Again, in your case, given the small change in efficiency loss for going with a larger cabinet, that's exactly what I would do, space permitting. But I'm sure you can understand some people would have space requirements. That's the great thing about DIY'ing subs, you get the perfect sub for your application.

jocko_nc
11-28-2005, 09:28 AM
Music, primarily.

I started out with the HT bug (new equipment after many years) when I bought a DLP HDTV a year ago. AV receiver, center and rear channels, the works. Honestly, however, I found that haven't watched very many movies. Typically: news, sports, and documentaries. I guess there aren't very many movies released that I care to see. Interestingly, I am now back into the music scene. Who knew?

jocko

kexodusc
11-28-2005, 10:37 AM
Awesome...and you felt the need for 2 of these subs??? A man after my own heart....

jocko_nc
11-28-2005, 11:04 AM
Anyone reading this with experience...

Believe it or not, I am having a tough time finding MDF. Here in the furniture capital of the U.S.!

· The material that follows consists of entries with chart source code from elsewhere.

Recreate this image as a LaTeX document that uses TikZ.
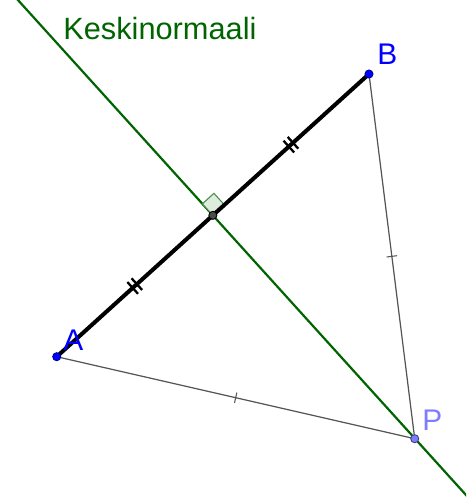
\documentclass[tikz,border=0pt]{standalone}
\usepackage{fontspec}
\setmainfont{Liberation Sans}
\usetikzlibrary{calc,decorations.markings}

\definecolor{normalgreen}{RGB}{0,100,0}
\definecolor{anglegreen}{RGB}{70,140,70}
\definecolor{anglefill}{RGB}{222,236,222}
\definecolor{pointblue}{RGB}{0,0,255}
\definecolor{pointlilac}{RGB}{125,125,255}
\definecolor{segmentgray}{RGB}{85,85,85}

\tikzset{
  dot/.style={circle, inner sep=0pt, minimum size=4.6pt, line width=0.5pt},
  ptlabel/.style={anchor=base west, inner sep=0pt, font=\fontsize{17}{20}\selectfont},
  singletick/.style={postaction={decorate, decoration={markings,
    mark=at position 0.5 with {\draw[line width=0.6pt] (0,-3pt) -- (0,3pt);}}}},
  doubletick/.style={postaction={decorate, decoration={markings,
    mark=at position 0.25 with {\draw[line width=1.3pt] (-1.6pt,-4.5pt) -- (-1.6pt,4.5pt) (1.6pt,-4.5pt) -- (1.6pt,4.5pt);},
    mark=at position 0.75 with {\draw[line width=1.3pt] (-1.6pt,-4.5pt) -- (-1.6pt,4.5pt) (1.6pt,-4.5pt) -- (1.6pt,4.5pt);}}}}
}

\begin{document}
\begin{tikzpicture}[x=0.02cm, y=-0.02cm]
  \useasboundingbox (0,0) rectangle (466,499);
  \clip (0,0) rectangle (466,499);

  % Points
  \coordinate (A) at (56.7,356.7);
  \coordinate (B) at (369,74);
  \coordinate (P) at (414.7,438.7);
  \coordinate (M) at ($(A)!0.5!(B)$);

  % Perpendicular bisector
  \coordinate (Ntop) at ($(M)!1.45!90:(B)$);
  \coordinate (Nbot) at ($(M)!1.9!-90:(B)$);
  \draw[normalgreen, line width=1.25pt] (Ntop) -- (Nbot);

  % Right angle mark
  \coordinate (Mb) at ($(M)!0.074!(B)$);
  \coordinate (Mn) at ($(M)!0.074!90:(B)$);
  \draw[anglegreen, fill=anglefill, line width=0.6pt] (M) -- (Mb) -- ($(Mb)+(Mn)-(M)$) -- (Mn) -- cycle;

  % Segments PA and PB
  \draw[segmentgray, line width=0.7pt, singletick] (A) -- (P);
  \draw[segmentgray, line width=0.7pt, singletick] (B) -- (P);

  % Segment AB
  \draw[line width=2.3pt, doubletick] (A) -- (B);

  % Dots
  \node[dot, fill=pointblue, draw=pointblue!60!black] (Adot) at (A) {};
  \node[dot, fill=pointblue, draw=pointblue!60!black] (Bdot) at (B) {};
  \node[dot, fill=pointlilac, draw=pointlilac!50!black] (Pdot) at (P) {};
  \node[dot, fill=black!70, draw=black] (Mdot) at (M) {};

  % Labels
  \node[ptlabel, text=pointblue] (Alabel) at (63,350) {A};
  \node[ptlabel, text=pointblue] (Blabel) at (377,65) {B};
  \node[ptlabel, text=pointlilac] (Plabel) at (422,430) {P};
  \node[ptlabel, text=normalgreen, font=\fontsize{17.5}{20}\selectfont] (title) at (63,40) {Keskinormaali};
\end{tikzpicture}
\end{document}
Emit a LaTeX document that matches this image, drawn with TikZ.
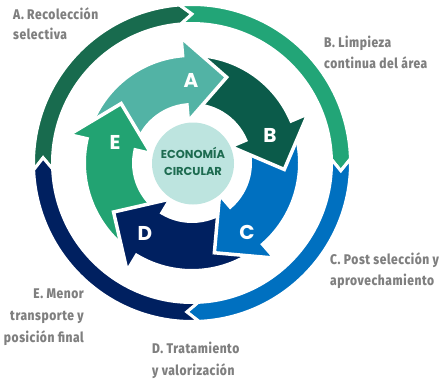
\documentclass[tikz,border=0pt]{standalone}
\usepackage{fontspec}
\newfontfamily\labfont{Fira Sans ExtraBold}[FakeStretch=0.86, LetterSpace=4]
\newfontfamily\popfont{Poppins}
\definecolor{rdgreen}{HTML}{186B4E}
\definecolor{rgreen}{HTML}{22A577}
\definecolor{rblue}{HTML}{0070C0}
\definecolor{rnavy}{HTML}{002060}
\definecolor{ateal}{HTML}{52B3A5}
\definecolor{bdgreen}{HTML}{0B5B4A}
\definecolor{egreen}{HTML}{22A372}
\definecolor{circfill}{HTML}{BDE4DF}
\definecolor{ctext}{HTML}{1D6B50}
\definecolor{labgray}{HTML}{7F7F7F}
\newcommand\ringseg[3]{%
  \path[fill=#1, draw=white, line width=3pt, line join=miter]
    ({#2+4.5}:158.5pt) arc[start angle={#2+4.5}, end angle={#3+4.5}, radius=158.5pt]
    -- (#3:149pt) -- ({#3+4.5}:139.5pt)
    arc[start angle={#3+4.5}, end angle={#2+4.5}, radius=139.5pt]
    -- (#2:149pt) -- cycle;}
\newcommand\cyclearrow[2]{%
  \path[fill=#1, draw=white, line width=3.5pt, line join=miter]
    ({#2+72}:107.75pt) arc[start angle={#2+72}, end angle={#2}, radius=107.75pt]
    -- (#2:126pt) -- ({#2-27}:92.5pt) -- (#2:42pt) -- (#2:58.25pt)
    arc[start angle={#2}, end angle={#2+72}, radius=58.25pt] -- cycle;}
\tikzset{
  lab/.style={font=\labfont\fontsize{14}{20}\selectfont, text=labgray, inner sep=0pt},
  letter/.style={font=\popfont\bfseries\fontsize{20}{22}\selectfont, text=white, inner sep=0pt},
}
\begin{document}
\begin{tikzpicture}[x=1pt,y=1pt]
\useasboundingbox (0,0) rectangle (447,381);
\begin{scope}[shift={(192,218)}]
  % outer ring
  \ringseg{rdgreen}{178}{90}
  \ringseg{rgreen}{90}{-3}
  \ringseg{rblue}{-3}{-92}
  \ringseg{rnavy}{268}{178}
  % inner cycle arrows
  \cyclearrow{egreen}{-193}
  \cyclearrow{rnavy}{-121}
  \cyclearrow{rblue}{-49}
  \cyclearrow{bdgreen}{23}
  \cyclearrow{ateal}{95}
  \begin{scope}
    \clip (0,0) -- (173:170pt) -- (150:190pt) -- (127:170pt) -- cycle;
    \cyclearrow{egreen}{-193}
  \end{scope}
\end{scope}
\node[circle, fill=circfill, minimum size=82pt, inner sep=0pt] (core) at (193,217.5) {};
\node[font=\popfont\bfseries\fontsize{11.5}{17}\selectfont, text=ctext, align=center] (coretext) at (193,220) {ECONOMÍA\\CIRCULAR};
\node[letter] (la) at (191,301) {A};
\node[letter] (lb) at (270,246) {B};
\node[letter] (lc) at (247,149) {C};
\node[letter] (ld) at (145,148) {D};
\node[letter] (le) at (115,239) {E};
\node[lab, anchor=base west] (ta1) at (13,361.5) {A. Recolección};
\node[lab, anchor=base west] (ta2) at (13,341) {selectiva};
\node[lab, anchor=base west] (tb1) at (324,333.5) {B. Limpieza};
\node[lab, anchor=base west] (tb2) at (324,312.5) {continua del área};
\node[lab, anchor=base west] (tc1) at (330,117) {C. Post selección y};
\node[lab, anchor=base west] (tc2) at (330,96) {aprovechamiento};
\node[lab, anchor=base east] (te1) at (84,82.7) {E. Menor};
\node[lab, anchor=base east] (te2) at (84,60.3) {transporte y};
\node[lab, anchor=base east] (te3) at (84,38.3) {posición final};
\node[lab, anchor=base west] (td1) at (152,27.7) {D. Tratamiento};
\node[lab, anchor=base west] (td2) at (152,6) {y valorización};
\end{tikzpicture}
\end{document}
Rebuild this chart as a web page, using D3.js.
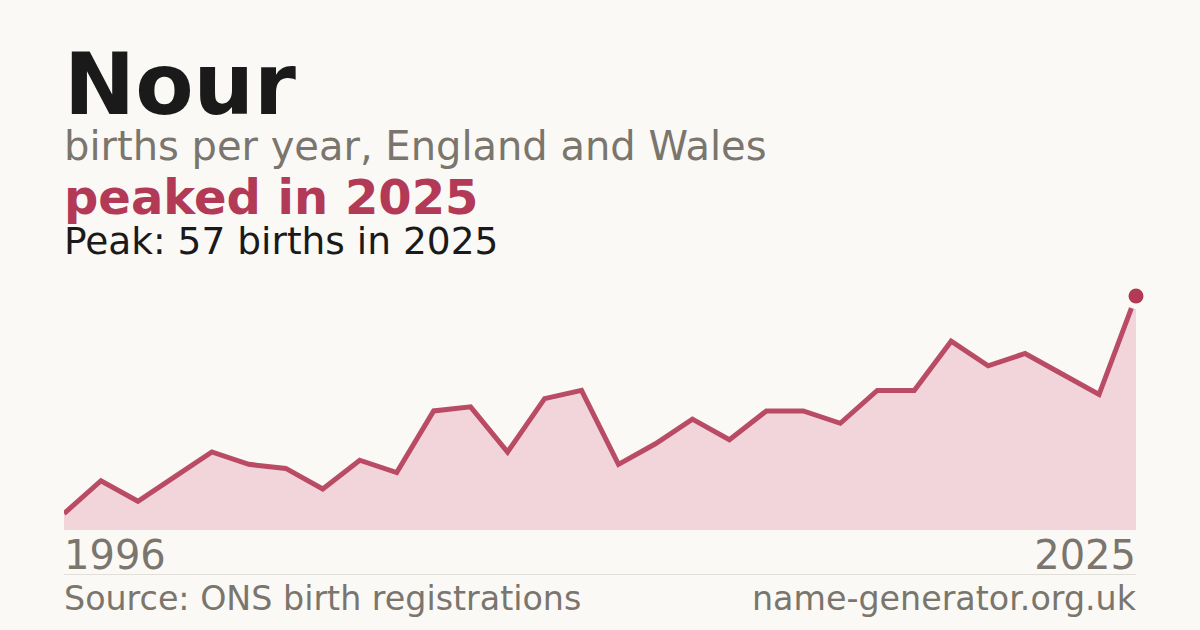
<!DOCTYPE html>
<html>
<head>
<meta charset="utf-8">
<script src="https://cdn.jsdelivr.net/npm/d3@7"></script>
<style>
  html, body { margin: 0; padding: 0; background: #faf9f5; }
  svg { display: block; font-family: "DejaVu Sans", sans-serif; }
</style>
</head>
<body>
<div id="chart"></div>
<script>
// Data
var years = d3.range(1996, 2026);
var births = [4, 12, 7, 13, 19, 16, 15, 10, 17, 14,
              29, 30, 19, 32, 34, 16, 21, 27, 22, 29,
              29, 26, 34, 34, 46, 40, 43, 38, 33, 57];
var tickYears = [1996, 2025];

var nameText = "Nour";
var subtitleText = "births per year, England and Wales";
var headlineText = "peaked in 2025";
var peakText = "Peak: 57 births in 2025";
var sourceText = "Source: ONS birth registrations";
var siteText = "name-generator.org.uk";

// Colours
var bg = "#faf9f5";
var ink = "#1a1a1a";
var grey = "#7a756d";
var accent = "#b33a57";
var areaFill = "#f2d5db";

// Plot box (don't call it "top", that's window.top)
var width = 1200, height = 630;
var plotLeft = 64, plotRight = 1136, plotTop = 296, plotBottom = 530;

var svg = d3.select("#chart").append("svg")
    .attr("width", width)
    .attr("height", height);

svg.append("rect")
    .attr("width", width)
    .attr("height", height)
    .attr("fill", bg);

// Headings
svg.append("text")
    .attr("x", plotLeft).attr("y", 114)
    .attr("font-size", 85).attr("font-weight", "bold")
    .attr("fill", ink)
    .text(nameText);

svg.append("text")
    .attr("x", plotLeft).attr("y", 160)
    .attr("font-size", 40)
    .attr("fill", grey)
    .text(subtitleText);

svg.append("text")
    .attr("x", plotLeft).attr("y", 214)
    .attr("font-size", 48).attr("font-weight", "bold")
    .attr("fill", accent)
    .text(headlineText);

svg.append("text")
    .attr("x", plotLeft).attr("y", 254)
    .attr("font-size", 37.5)
    .attr("fill", ink)
    .text(peakText);

// Scales
var x = d3.scaleLinear()
    .domain(d3.extent(years))
    .range([plotLeft, plotRight]);

var y = d3.scaleLinear()
    .domain([0, d3.max(births)])
    .range([plotBottom, plotTop]);

var points = years.map(function (yr, i) { return { year: yr, value: births[i] }; });

svg.append("clipPath").attr("id", "plotClip")
    .append("rect")
    .attr("x", plotLeft).attr("y", 0)
    .attr("width", plotRight - plotLeft).attr("height", plotBottom);

var area = d3.area()
    .x(function (d) { return x(d.year); })
    .y0(plotBottom)
    .y1(function (d) { return y(d.value); });

var line = d3.line()
    .x(function (d) { return x(d.year); })
    .y(function (d) { return y(d.value); });

var plot = svg.append("g").attr("clip-path", "url(#plotClip)");

plot.append("path")
    .datum(points)
    .attr("d", area)
    .attr("fill", areaFill);

plot.append("path")
    .datum(points)
    .attr("d", line)
    .attr("fill", "none")
    .attr("stroke", accent)
    .attr("stroke-opacity", 0.9)
    .attr("stroke-width", 5)
    .attr("stroke-linejoin", "miter");

// Peak marker with a halo in the page colour
var peak = points[d3.maxIndex(points, function (d) { return d.value; })];
svg.append("circle")
    .attr("cx", x(peak.year))
    .attr("cy", y(peak.value))
    .attr("r", 7.5)
    .attr("fill", accent)
    .attr("stroke", bg)
    .attr("stroke-width", 11)
    .attr("paint-order", "stroke");

// Year labels
svg.selectAll(".yearLabel")
    .data(tickYears)
    .enter().append("text")
    .attr("class", "yearLabel")
    .attr("x", function (d) { return x(d); })
    .attr("y", 569)
    .attr("font-size", 40)
    .attr("fill", grey)
    .attr("text-anchor", function (d, i) { return i == 0 ? "start" : "end"; })
    .text(function (d) { return d; });

// Footer
svg.append("line")
    .attr("x1", plotLeft).attr("x2", plotRight)
    .attr("y1", 574.5).attr("y2", 574.5)
    .attr("stroke", "#e2dfd9")
    .attr("stroke-width", 1);

svg.append("text")
    .attr("x", plotLeft).attr("y", 610)
    .attr("font-size", 33.3)
    .attr("fill", grey)
    .text(sourceText);

svg.append("text")
    .attr("x", plotRight).attr("y", 610)
    .attr("font-size", 33.3)
    .attr("fill", grey)
    .attr("text-anchor", "end")
    .text(siteText);
</script>
</body>
</html>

Plywood is easy to work with and very strong, but I expect will cause resonance issues. What do you about cabinet plywood (birch) clad with particle board? 3/4 and/or 1/2, depending what might work best. It will weigh substantially more, but who really cares? Finish will be easy, black satin, to match the others. I may have a go with it.

jocko

GMichael
11-28-2005, 11:50 AM
Anyone reading this with experience...

Believe it or not, I am having a tough time finding MDF. Here in the furniture capital of the U.S.!

Plywood is easy to work with and very strong, but I expect will cause resonance issues. What do you about cabinet plywood (birch) clad with particle board? 3/4 and/or 1/2, depending what might work best. It will weigh substantially more, but who really cares? Finish will be easy, black satin, to match the others. I may have a go with it.

jocko

Do you have a Home Depot or Lowes near by? A 4'x8' sheet of 3/4" should ba around $22.00. And if you have all the dimentions ready they will even cut it all up for you. The first few (5 I think) are free and then .25 cents per cut after that.

jocko_nc
11-28-2005, 01:17 PM
Found a commercial place down the road that will sell retail. 3/4 and 5/8 thicknesses. Every type of plywood known to man. Let that sawdust fly!

jocko

kexodusc
11-28-2005, 01:36 PM
Birch ply is probably the way to go if you can't get MDF. Check the number of plys though, I think you want 13 ply if you can find it.
For subs, MDF is hard to beat...There's a lot of pressure and energy hitting those walls. Be sure to use good bracing. I like shelf braces...just router out a hole 10" diameter in a square piece that will touch 4 walls. Place it in the center and glue all sides...Easy.
H-braces are effective too.

There's tons more complex types of braces out there if your so inclined. Bracing might be more important if you're not using MDF.

Also look for HiDensity Particle Board...HDPB...it's about as strong as MDF..(it's not fibreboard though, a bit different)...

Nice thing about plywood..if you do 45' cuts, finishing it is easier...or use dado cuts for lock mitre joints or rabbet joints, and finish with edge banding....Saves a ton of time veneering!!!